The provisional authorities have retained many of the former government’s repressive laws, Human Rights Watch said. In particular, the law on public gatherings (law no. 69-4; January 24, 1969, as afterwards ammended), gave authorities a free hand to ban public gatherings and demonstrations that might “disturb public security and order,”language that is too vague and could be applied by the authorities in arbitrary ways.
The national Constituent Assembly should amend this law and limit the discretionary powers available to authorities to ban public gatherings, Human Rights Watch said. The new law should require the authorities to provide clear and precise reasons to justify banning or restricting gatherings. It should also provide for an appeals process.

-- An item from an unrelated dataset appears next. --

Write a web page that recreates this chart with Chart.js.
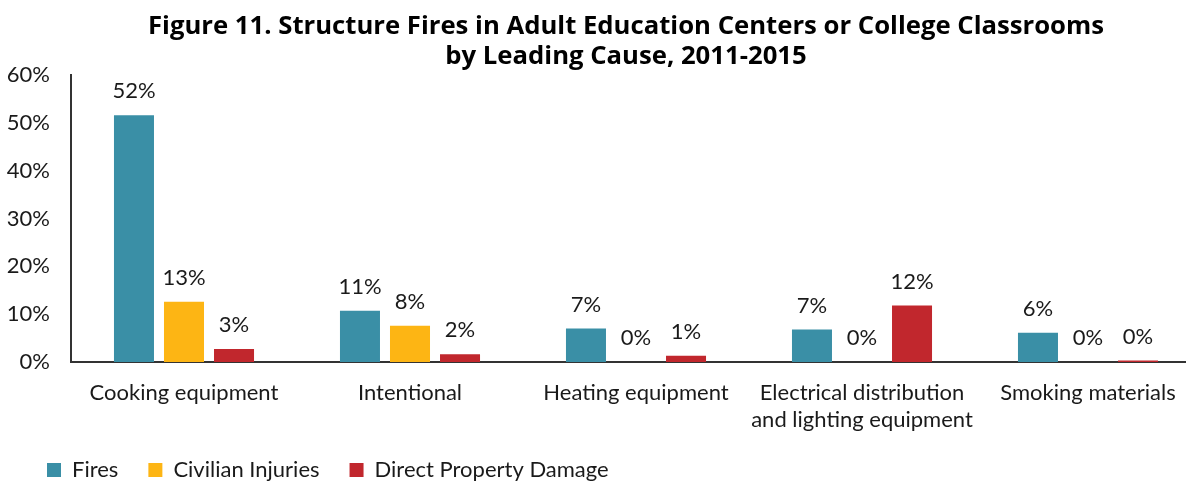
<!DOCTYPE html>
<html>
<head>
<meta charset="utf-8">
<script src="https://cdn.jsdelivr.net/npm/chart.js@4/dist/chart.umd.min.js"></script>
<style>
html, body { margin: 0; padding: 0; overflow: hidden; background: #fff; }
#wrap { width: 1247px; height: 481px; }
</style>
</head>
<body>
<div id="wrap"><canvas id="c" width="1247" height="481"></canvas></div>
<script>
const categories = [
  "Cooking equipment",
  "Intentional",
  "Heating equipment",
  ["Electrical distribution", "and lighting equipment"],
  "Smoking materials"
];
const fires = [51.6, 10.7, 7.0, 6.8, 6.1];
const civilianInjuries = [12.6, 7.6, 0, 0, 0];
const propertyDamage = [2.7, 1.6, 1.3, 11.8, 0.3];
const yTicks = [0, 10, 20, 30, 40, 50, 60];

const FONT = "Lato, 'Open Sans', sans-serif";
const TEXT = "#1a1a1a";

const valueLabels = {
  id: 'valueLabels',
  afterDatasetsDraw(chart) {
    const ctx = chart.ctx;
    ctx.save();
    ctx.font = "22px " + FONT;
    ctx.fillStyle = TEXT;
    ctx.textAlign = 'center';
    ctx.textBaseline = 'middle';
    chart.data.datasets.forEach((ds, i) => {
      const meta = chart.getDatasetMeta(i);
      meta.data.forEach((el, j) => {
        ctx.fillText(Math.round(ds.data[j]) + '%', el.x, el.y - 24);
      });
    });
    ctx.restore();
  }
};

const legendShift = {
  id: 'legendShift',
  beforeDraw(chart) {
    if (chart.legend) {
      chart.legend.left = 17;
      chart.legend.top = 429;
    }
  }
};

new Chart(document.getElementById('c'), {
  type: 'bar',
  data: {
    labels: categories,
    datasets: [
      { label: 'Fires', data: fires, backgroundColor: '#3A8FA6' },
      { label: 'Civilian Injuries', data: civilianInjuries, backgroundColor: '#FDB514' },
      { label: 'Direct Property Damage', data: propertyDamage, backgroundColor: '#C1272D' }
    ]
  },
  options: {
    responsive: false,
    animation: false,
    layout: { padding: { left: 5, right: 0, top: 0, bottom: -20 } },
    datasets: { bar: { categoryPercentage: 0.664, barPercentage: 0.8 } },
    plugins: {
      title: {
        display: true,
        text: ["Figure 11. Structure Fires in Adult Education Centers or College Classrooms", "by Leading Cause, 2011-2015"],
        font: { family: "'Open Sans', Lato, sans-serif", size: 25.7, weight: 'bold', lineHeight: 1.17 },
        color: '#000',
        padding: { top: 12, bottom: 3 }
      },
      legend: {
        display: true,
        position: 'bottom',
        align: 'start',
        labels: {
          boxWidth: 14, boxHeight: 14, padding: 30,
          font: { family: FONT, size: 22 },
          color: TEXT
        }
      },
      tooltip: { enabled: false }
    },
    scales: {
      x: {
        afterFit: s => { s.height = 77; },
        grid: { display: false, drawTicks: false },
        border: { display: true, color: '#333', width: 2 },
        ticks: { font: { family: FONT, size: 22, lineHeight: 1.25 }, color: TEXT, padding: 17, maxRotation: 0, autoSkip: false }
      },
      y: {
        min: 0, max: 60,
        afterBuildTicks: s => { s.ticks = yTicks.map(v => ({ value: v })); },
        afterFit: s => { s.width = 66; },
        grid: { display: false, drawTicks: false },
        border: { display: true, color: '#333', width: 2 },
        ticks: { font: { family: FONT, size: 22 }, color: TEXT, padding: 21, callback: v => v + '%' }
      },
      y2: {
        position: 'right',
        display: true,
        grid: { display: false, drawTicks: false },
        border: { display: false },
        ticks: { display: false },
        afterFit: s => { s.width = 46; }
      }
    }
  },
  plugins: [valueLabels, legendShift]
});
</script>
</body>
</html>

In an official statement on April 9, Laarayadh said the police were provoked into reacting by demonstrators who heckled and threw stones at them, injuring eight. Human Rights Watch was not able to confirm this. The available information, while not ruling out isolated incidents of violence on the part of demonstrators, indicates that the police used excessive force during these events.
Under international law, when security forces resort to force it must be strictly limited to actions necessary to carry out their duties, as stated in article 3 of the Code of Conduct for Law Enforcement Officials (resolution 34/169, passed by the United Nations General Assembly December 17, 1979).
Regardless of the results of the investigation, Laarayadh should give all security forces under his authority clear orders to respect the right to assemble and to use force solely as a last resort, or face punitive action.
“The absence of serious inquiries into security force brutalities further entrenches their sense of impunity,” Goldstein said. “The interior minister should no longer delay an investigation into these abuses that will break the cycle of violence.”